> Figure scripts
※
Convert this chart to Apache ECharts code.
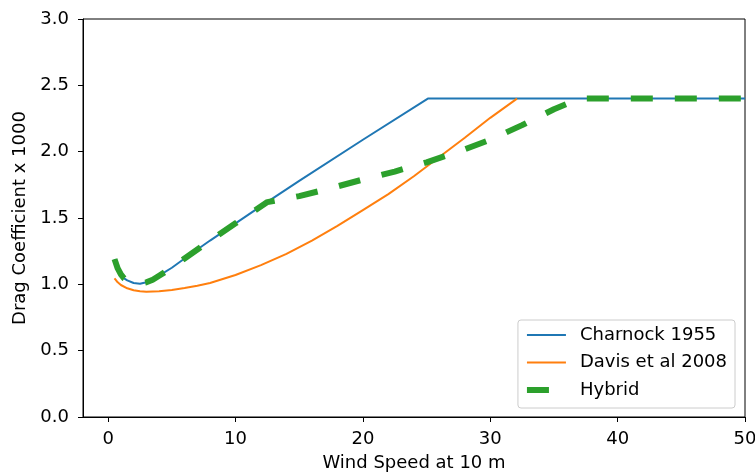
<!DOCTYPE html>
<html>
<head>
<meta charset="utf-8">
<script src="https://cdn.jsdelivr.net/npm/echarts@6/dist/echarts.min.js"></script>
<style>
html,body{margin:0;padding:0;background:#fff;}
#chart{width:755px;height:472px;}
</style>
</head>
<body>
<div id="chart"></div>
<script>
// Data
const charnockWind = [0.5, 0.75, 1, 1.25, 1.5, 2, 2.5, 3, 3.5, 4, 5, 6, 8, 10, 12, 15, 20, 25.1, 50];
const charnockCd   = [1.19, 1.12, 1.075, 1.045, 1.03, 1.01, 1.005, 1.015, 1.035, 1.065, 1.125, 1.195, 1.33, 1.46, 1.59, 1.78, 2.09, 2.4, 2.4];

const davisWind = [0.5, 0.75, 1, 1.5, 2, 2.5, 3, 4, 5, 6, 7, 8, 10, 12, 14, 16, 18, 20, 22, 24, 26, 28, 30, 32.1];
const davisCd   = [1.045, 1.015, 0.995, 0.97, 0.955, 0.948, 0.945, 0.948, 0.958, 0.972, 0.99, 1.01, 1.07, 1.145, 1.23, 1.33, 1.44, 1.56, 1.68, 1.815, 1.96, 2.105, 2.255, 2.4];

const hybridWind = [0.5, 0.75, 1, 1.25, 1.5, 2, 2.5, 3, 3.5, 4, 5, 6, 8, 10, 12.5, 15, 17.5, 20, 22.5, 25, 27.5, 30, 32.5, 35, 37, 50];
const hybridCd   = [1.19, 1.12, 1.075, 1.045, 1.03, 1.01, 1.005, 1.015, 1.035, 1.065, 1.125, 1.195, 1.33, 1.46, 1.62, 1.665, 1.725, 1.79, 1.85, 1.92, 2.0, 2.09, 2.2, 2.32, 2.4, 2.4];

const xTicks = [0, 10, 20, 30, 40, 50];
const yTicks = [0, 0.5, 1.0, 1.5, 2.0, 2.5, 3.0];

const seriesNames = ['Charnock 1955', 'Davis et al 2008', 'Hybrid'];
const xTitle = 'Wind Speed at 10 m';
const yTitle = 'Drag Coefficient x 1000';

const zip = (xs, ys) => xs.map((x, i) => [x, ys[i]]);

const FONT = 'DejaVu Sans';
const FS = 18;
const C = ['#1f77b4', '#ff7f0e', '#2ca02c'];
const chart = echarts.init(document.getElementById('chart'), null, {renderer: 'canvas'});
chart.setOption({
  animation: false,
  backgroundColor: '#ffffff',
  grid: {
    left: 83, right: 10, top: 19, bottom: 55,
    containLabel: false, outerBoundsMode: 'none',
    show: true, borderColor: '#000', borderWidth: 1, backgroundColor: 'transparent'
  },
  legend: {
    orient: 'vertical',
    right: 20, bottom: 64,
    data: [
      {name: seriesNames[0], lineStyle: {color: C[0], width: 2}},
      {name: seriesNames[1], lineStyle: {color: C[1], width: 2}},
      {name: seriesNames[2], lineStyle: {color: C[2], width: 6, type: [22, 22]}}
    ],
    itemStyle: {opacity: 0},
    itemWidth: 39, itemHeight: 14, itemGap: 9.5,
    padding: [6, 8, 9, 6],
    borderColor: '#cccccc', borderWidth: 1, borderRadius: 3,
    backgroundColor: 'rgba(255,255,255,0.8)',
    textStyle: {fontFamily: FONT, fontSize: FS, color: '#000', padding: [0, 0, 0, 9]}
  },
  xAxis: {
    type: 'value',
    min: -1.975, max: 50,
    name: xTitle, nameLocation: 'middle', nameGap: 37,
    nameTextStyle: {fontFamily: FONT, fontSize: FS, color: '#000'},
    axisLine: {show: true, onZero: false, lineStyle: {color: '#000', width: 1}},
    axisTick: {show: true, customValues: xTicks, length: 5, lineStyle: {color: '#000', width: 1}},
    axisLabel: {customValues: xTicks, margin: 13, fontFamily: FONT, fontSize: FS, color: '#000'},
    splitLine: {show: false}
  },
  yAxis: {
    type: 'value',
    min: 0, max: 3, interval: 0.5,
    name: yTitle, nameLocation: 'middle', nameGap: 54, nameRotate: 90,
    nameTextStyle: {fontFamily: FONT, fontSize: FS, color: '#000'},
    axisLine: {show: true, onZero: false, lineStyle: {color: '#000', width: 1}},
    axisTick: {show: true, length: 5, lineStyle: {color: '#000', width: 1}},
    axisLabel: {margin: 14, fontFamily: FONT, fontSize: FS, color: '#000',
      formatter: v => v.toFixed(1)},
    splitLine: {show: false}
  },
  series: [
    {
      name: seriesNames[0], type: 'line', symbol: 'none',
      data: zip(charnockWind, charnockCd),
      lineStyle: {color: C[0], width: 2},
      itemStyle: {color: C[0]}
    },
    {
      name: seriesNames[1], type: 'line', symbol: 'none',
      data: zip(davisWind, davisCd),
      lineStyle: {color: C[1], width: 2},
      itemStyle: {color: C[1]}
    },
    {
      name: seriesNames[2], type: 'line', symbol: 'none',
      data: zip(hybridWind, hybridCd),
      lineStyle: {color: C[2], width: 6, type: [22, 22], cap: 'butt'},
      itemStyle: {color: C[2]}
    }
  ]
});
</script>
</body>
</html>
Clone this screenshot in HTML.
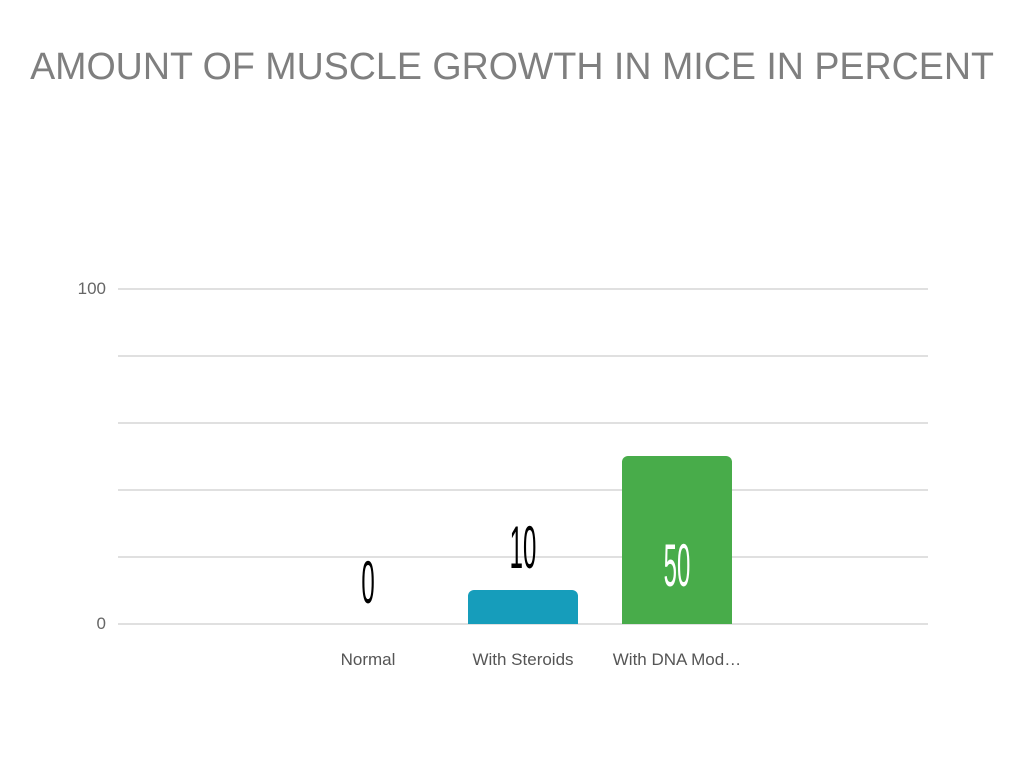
※
Reproduce the material above in full, exactly, with no images.

Convert this chart to Apache ECharts code.
<!DOCTYPE html>
<html>
<head>
<meta charset="utf-8">
<script src="https://cdn.jsdelivr.net/npm/echarts@6/dist/echarts.min.js"></script>
<style>
html,body{margin:0;padding:0;background:#fff;}
#chart{width:755px;height:472px;}
</style>
</head>
<body>
<div id="chart"></div>
<script>
// Data
const charnockWind = [0.5, 0.75, 1, 1.25, 1.5, 2, 2.5, 3, 3.5, 4, 5, 6, 8, 10, 12, 15, 20, 25.1, 50];
const charnockCd   = [1.19, 1.12, 1.075, 1.045, 1.03, 1.01, 1.005, 1.015, 1.035, 1.065, 1.125, 1.195, 1.33, 1.46, 1.59, 1.78, 2.09, 2.4, 2.4];

const davisWind = [0.5, 0.75, 1, 1.5, 2, 2.5, 3, 4, 5, 6, 7, 8, 10, 12, 14, 16, 18, 20, 22, 24, 26, 28, 30, 32.1];
const davisCd   = [1.045, 1.015, 0.995, 0.97, 0.955, 0.948, 0.945, 0.948, 0.958, 0.972, 0.99, 1.01, 1.07, 1.145, 1.23, 1.33, 1.44, 1.56, 1.68, 1.815, 1.96, 2.105, 2.255, 2.4];

const hybridWind = [0.5, 0.75, 1, 1.25, 1.5, 2, 2.5, 3, 3.5, 4, 5, 6, 8, 10, 12.5, 15, 17.5, 20, 22.5, 25, 27.5, 30, 32.5, 35, 37, 50];
const hybridCd   = [1.19, 1.12, 1.075, 1.045, 1.03, 1.01, 1.005, 1.015, 1.035, 1.065, 1.125, 1.195, 1.33, 1.46, 1.62, 1.665, 1.725, 1.79, 1.85, 1.92, 2.0, 2.09, 2.2, 2.32, 2.4, 2.4];

const xTicks = [0, 10, 20, 30, 40, 50];
const yTicks = [0, 0.5, 1.0, 1.5, 2.0, 2.5, 3.0];

const seriesNames = ['Charnock 1955', 'Davis et al 2008', 'Hybrid'];
const xTitle = 'Wind Speed at 10 m';
const yTitle = 'Drag Coefficient x 1000';

const zip = (xs, ys) => xs.map((x, i) => [x, ys[i]]);

const FONT = 'DejaVu Sans';
const FS = 18;
const C = ['#1f77b4', '#ff7f0e', '#2ca02c'];
const chart = echarts.init(document.getElementById('chart'), null, {renderer: 'canvas'});
chart.setOption({
  animation: false,
  backgroundColor: '#ffffff',
  grid: {
    left: 83, right: 10, top: 19, bottom: 55,
    containLabel: false, outerBoundsMode: 'none',
    show: true, borderColor: '#000', borderWidth: 1, backgroundColor: 'transparent'
  },
  legend: {
    orient: 'vertical',
    right: 20, bottom: 64,
    data: [
      {name: seriesNames[0], lineStyle: {color: C[0], width: 2}},
      {name: seriesNames[1], lineStyle: {color: C[1], width: 2}},
      {name: seriesNames[2], lineStyle: {color: C[2], width: 6, type: [22, 22]}}
    ],
    itemStyle: {opacity: 0},
    itemWidth: 39, itemHeight: 14, itemGap: 9.5,
    padding: [6, 8, 9, 6],
    borderColor: '#cccccc', borderWidth: 1, borderRadius: 3,
    backgroundColor: 'rgba(255,255,255,0.8)',
    textStyle: {fontFamily: FONT, fontSize: FS, color: '#000', padding: [0, 0, 0, 9]}
  },
  xAxis: {
    type: 'value',
    min: -1.975, max: 50,
    name: xTitle, nameLocation: 'middle', nameGap: 37,
    nameTextStyle: {fontFamily: FONT, fontSize: FS, color: '#000'},
    axisLine: {show: true, onZero: false, lineStyle: {color: '#000', width: 1}},
    axisTick: {show: true, customValues: xTicks, length: 5, lineStyle: {color: '#000', width: 1}},
    axisLabel: {customValues: xTicks, margin: 13, fontFamily: FONT, fontSize: FS, color: '#000'},
    splitLine: {show: false}
  },
  yAxis: {
    type: 'value',
    min: 0, max: 3, interval: 0.5,
    name: yTitle, nameLocation: 'middle', nameGap: 54, nameRotate: 90,
    nameTextStyle: {fontFamily: FONT, fontSize: FS, color: '#000'},
    axisLine: {show: true, onZero: false, lineStyle: {color: '#000', width: 1}},
    axisTick: {show: true, length: 5, lineStyle: {color: '#000', width: 1}},
    axisLabel: {margin: 14, fontFamily: FONT, fontSize: FS, color: '#000',
      formatter: v => v.toFixed(1)},
    splitLine: {show: false}
  },
  series: [
    {
      name: seriesNames[0], type: 'line', symbol: 'none',
      data: zip(charnockWind, charnockCd),
      lineStyle: {color: C[0], width: 2},
      itemStyle: {color: C[0]}
    },
    {
      name: seriesNames[1], type: 'line', symbol: 'none',
      data: zip(davisWind, davisCd),
      lineStyle: {color: C[1], width: 2},
      itemStyle: {color: C[1]}
    },
    {
      name: seriesNames[2], type: 'line', symbol: 'none',
      data: zip(hybridWind, hybridCd),
      lineStyle: {color: C[2], width: 6, type: [22, 22], cap: 'butt'},
      itemStyle: {color: C[2]}
    }
  ]
});
</script>
</body>
</html>
Clone this screenshot in HTML.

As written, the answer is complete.